Niemniej zmuszony sytuacją zgodziłem się na wyjazd do Republiki Zielonego Przylądka i start w Boavista Ultramarathon. Jedyne co udało mi się wynegocjować z moim partnerem biegowym Sławkiem Smolińskim to ograniczenie naszego udziału do najkrótszego z dostępnych dystansów – czyli do maratonu.
Prawdziwi biegacze mieli do wyboru dystanse 75 oraz 150 kilometrów. Ten ostatni dystans oferował trasę dookoła całej wyspy, ale dla nas – czyli dla „krótkasów” – także przewidziano atrakcje z gatunku tych, których jak już wspomniałem powyżej – się boję. Mieliśmy więc asfaltu raptem na półtora kilometra, a potem czekał nas już tylko czysty PRZEŁAJ. Najpierw sześć kilometrów wydm porośniętych rzadkim lasem palmowym, potem widowiskowe siedem kilometrów wzdłuż klifowego wybrzeża (oczywiście po piachu i po coraz większych wydmach). Trochę odpocząć dał długi podbieg po skałach i kamieniach w okolicach półmetka. A potem było obiegnięcie kilku wzniesień i… pustynia zajmująca centralną część wyspy.
Po pokonaniu pustyni (momentami trochę na czworakach) zrobiło się przez chwilę miło, bo na trasie czekały na nas zagubione w czasie i przestrzeni wioski oraz ich nieliczni mieszkańcy. A gdzie człowiek tam – wiadomo (!) – jakieś mimo wszystko utwardzone drogi !!! I gdy wydawało się, że już nic trudnego nas nie czeka… zaczął się ostatni odcinek – 8 kilometrowy bieg po plaży. Plaży, która miała tę specyfikę, że nie posiadała znanej wszystkim miłośnikom biegania wzdłuż Bałtyku przyjemnej strefy twardego piasku pomiędzy plażą a morzem. Tutaj albo biegło się po kolana w wodzie, albo po kostki w piachu. Każdy z tych wyborów doprowadzał mnie do płaczu.

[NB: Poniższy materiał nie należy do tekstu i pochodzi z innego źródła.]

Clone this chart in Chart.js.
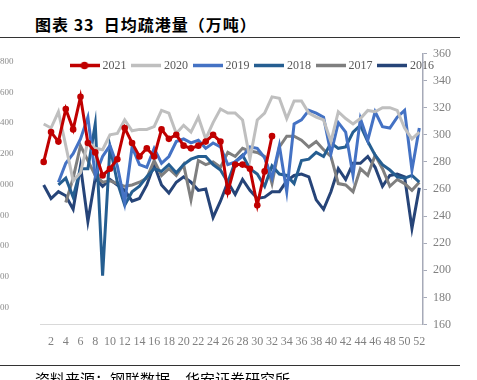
<!DOCTYPE html>
<html>
<head>
<meta charset="utf-8">
<script src="https://cdn.jsdelivr.net/npm/chart.js@4.4.1/dist/chart.umd.min.js"></script>
<style>
  body { margin: 0; width: 477px; height: 380px; overflow: hidden; background: #fff; position: relative; font-family: "Noto Sans CJK SC", sans-serif; }
  #title { position: absolute; left: 35px; top: 12px; font-size: 16px; font-weight: bold; color: #000; white-space: nowrap; line-height: 24px; letter-spacing: 1px; }
  .rule { position: absolute; left: 0; width: 460px; height: 1px; background: #333; }
  #src { position: absolute; left: 35px; top: 369px; font-size: 15px; color: #000; white-space: nowrap; line-height: 20px; }
  #box { position: absolute; left: -14px; top: 23.5px; width: 491px; height: 345.5px; }
</style>
</head>
<body>
<div id="title">图表 33&nbsp;&nbsp;日均疏港量（万吨）</div>
<div class="rule" style="top:37px"></div>
<div id="box"><canvas id="myChart"></canvas></div>
<div class="rule" style="top:365px"></div>
<div id="src">资料来源：钢联数据，华安证券研究所</div>
<script>
// week numbers on the x axis
const weeks = [];
for (let w = 1; w <= 52; w++) weeks.push(String(w));

// left axis labels (cut off at the page edge in the source)
const leftTicks = [200, 400, 600, 800, 1000, 1200, 1400, 1600, 1800];
// right axis labels
const rightTicks = [160, 180, 200, 220, 240, 260, 280, 300, 320, 340, 360];

// daily port clearance, 10k tonnes, by week (null = no data)
const y2021 = [280, 302, 295, 319, 304, 328, 294, 287, 270, 275, 282, 305, 294, 284, 290, 284,
               304, 297, 300, 292, 290, 292, 295, 300, 295, 258, 278, 278, 275, 248, 273, 299];
const y2020 = [308, 305, 317, 292, 266, 272, 295, 290, 289, 300, 301, 311, 303, 304, 304, 306,
               318, 316, 301, 307, 302, 313, 297, 309, 319, 316, 316, 311, 282, 311, 316, 328,
               327, 312, 325, 325, 316, 313, 311, 295, 317, 312, 308, 312, 318, 317, 320, 320,
               318, 305, 297, 302];
const y2019 = [null, null, 265, 279, 286, 297, 313, 270, 284, 292, 277, 250, 291, 278, 276, 290,
               279, 284, 295, 297, 294, 296, 290, 294, 291, 278, 280, 284, 291, 290, 283, 268,
               292, 258, 308, 311, 318, 316, 313, 286, 309, 302, 270, 312, 296, 317, 306, 305,
               313, 318, 274, 305];
const y2018 = [null, null, 263, 268, 254, 275, 275, 308, 196, 291, 265, 248, 258, 262, 269, 275,
               273, 278, 272, 278, 282, 284, 284, 278, 274, 265, 280, 285, 275, 271, 262, 277,
               271, 270, 264, 281, 282, 287, 284, 294, 290, 291, 302, 307, 295, 285, 278, 274,
               269, 268, 270, 265];
const y2017 = [null, null, null, 250, 268, 292, 281, 270, 265, 266, 264, 262, 263, 265, 268, 281,
               270, 275, 270, 278, 252, 281, 278, 280, 276, 287, 284, 290, 288, 287, 284, 264,
               291, 299, 299, 296, 291, 295, 289, 284, 264, 263, 258, 275, 270, 285, 275, 262,
               267, 264, 259, 265];
const y2016 = [263, 253, 258, 255, 245, 277, 236, 268, 262, 267, 263, 259, 251, 253, 263, 278,
               263, 257, 265, 269, 265, 259, 260, 239, 251, 265, 256, 267, 259, 253, 254, 258,
               258, 266, 270, 271, 269, 252, 245, 258, 275, 267, 279, 279, 284, 276, 262, 270,
               271, 269, 231, 261];

const seriesNames = ['2021', '2020', '2019', '2018', '2017', '2016'];
const seriesData = [y2021, y2020, y2019, y2018, y2017, y2016];
const colors = ['#C00000', '#BFBFBF', '#4472C4', '#255E91', '#7F7F7F', '#264478'];

// legend icons: short thick line, the 2021 one with a dot
function makeIcon(color, dot) {
  const c = document.createElement('canvas');
  c.width = 30; c.height = 9;
  const g = c.getContext('2d');
  g.strokeStyle = color; g.lineWidth = 3.5;
  g.beginPath(); g.moveTo(0, 4.5); g.lineTo(30, 4.5); g.stroke();
  if (dot) {
    g.fillStyle = color;
    g.beginPath(); g.arc(15, 4.5, 3.8, 0, Math.PI * 2); g.fill();
  }
  return c;
}
const icons = colors.map((c, i) => makeIcon(c, i === 0));

// move the legend down into the plot area
const legendInside = {
  id: 'legendInside',
  afterLayout(chart) {
    const lg = chart.legend;
    const pad = lg.options.labels.padding;
    const newTop = chart.chartArea.top + 12 - pad - 6;
    const dy = newTop - lg.top;
    lg.top += dy; lg.bottom += dy;
    lg.left += 17; lg.right += 17;
  }
};

Chart.defaults.font.family = "'Liberation Serif', 'Times New Roman', serif";
Chart.defaults.font.size = 12;
Chart.defaults.color = '#808080';

const ctx = document.getElementById('myChart').getContext('2d');
const myChart = new Chart(ctx, {
  type: 'line',
  data: {
    labels: weeks,
    datasets: seriesNames.map((name, i) => ({
      label: name,
      data: seriesData[i],
      yAxisID: 'yR',
      borderColor: colors[i],
      backgroundColor: colors[i],
      borderWidth: 3,
      pointRadius: i === 0 ? 3.3 : 0,
      pointBorderWidth: 0,
      pointBackgroundColor: colors[i],
      tension: 0,
      fill: false
    }))
  },
  options: {
    responsive: true,
    maintainAspectRatio: false,
    animation: false,
    layout: { padding: { top: 0, bottom: 10.6, left: 9.5, right: 0 } },
    plugins: {
      tooltip: { enabled: false },
      legend: {
        position: 'top',
        labels: {
          usePointStyle: true,
          pointStyleWidth: 24,
          padding: 7.5,
          color: '#595959',
          font: { size: 12 },
          generateLabels(chart) {
            const items = Chart.defaults.plugins.legend.labels.generateLabels(chart);
            items.forEach(it => { it.pointStyle = icons[it.datasetIndex]; });
            return items;
          }
        }
      }
    },
    scales: {
      x: {
        offset: true,
        grid: { display: false, drawTicks: false },
        border: { display: true, color: '#D9D9D9', width: 1 },
        ticks: {
          autoSkip: false,
          maxRotation: 0,
          minRotation: 0,
          padding: 10,
          callback: function (val, idx) {
            return (idx + 1) % 2 === 0 ? this.getLabelForValue(val) : '';
          }
        }
      },
      yL: {
        position: 'left',
        min: 90,
        max: 1852,
        grid: { display: false, drawTicks: false },
        border: { display: false },
        ticks: {
          crossAlign: 'far',
          font: { size: 9 },
          color: '#8c8c8c',
          callback: v => String(v)
        },
        afterBuildTicks(scale) { scale.ticks = leftTicks.map(v => ({ value: v })); },
        afterFit(scale) { scale.width = 44.5; }
      },
      yR: {
        position: 'right',
        min: 160,
        max: 360,
        grid: { drawOnChartArea: false, drawTicks: true, tickLength: 4, color: '#A6AAB8' },
        border: { display: true, color: '#A6AAB8', width: 1.5 },
        ticks: { padding: 6 },
        afterBuildTicks(scale) { scale.ticks = rightTicks.map(v => ({ value: v })); },
        afterFit(scale) { scale.width = 54; }
      }
    }
  },
  plugins: [legendInside]
});
</script>
</body>
</html>
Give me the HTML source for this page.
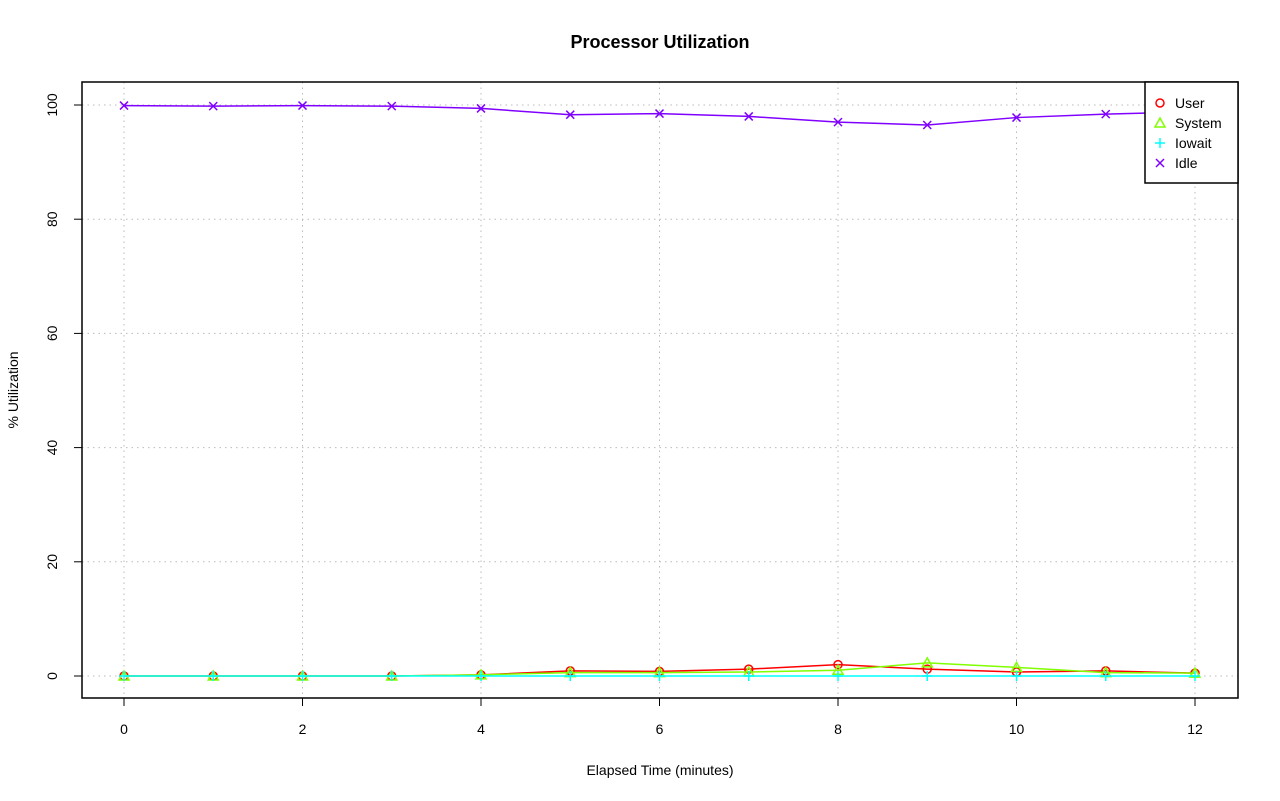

Czy maraton był trudny? Moje obawy przed startem potęgowało przeglądanie wyników poprzednich edycji. Bywało, że złamanie 5 godzin wystarczało na pudło w open! To dawało wiele do myślenia…
Niemniej okazało się, że tym razem Posejdon panujący nad wszystkimi wyspami świata, był dla nas łaskawy. Pogoda nie dokuczała zbyt mocno, i pomimo palącego słońca oraz limitu czasu wynoszącego 10 godzin (!) udało mi się zawitać na metę w 5 godzin i 27 minut. Dało to ostatecznie 10 miejsce open na 32-34 uczestników. Najlepszy z Polaków, Michał Zdunek, zajął 5 miejsce z czasem 4 godziny 50 minut, a trzeci z nas – Sławek Smoliński – wbiegł na metę zaraz za mną, na 11 pozycji z wynikiem 5 godzin i 38 minut.
Zapraszam Was na film, który myślę że fajnie pokazuje, jak wyglądała trasa tych zawodów. Gdyby nie to, że nie lubię biegów przełajowych, to polubiłbym takie imprezy. Bon Apetite!
PS. dopisek z 2024 roku: ten artykuł powstał w 2020 roku, obecnie biegam prawie wyłącznie takie biegu ultra terenowe, a nienawidzę asfaltowych maratonów. Jak to się człowiek zmienia!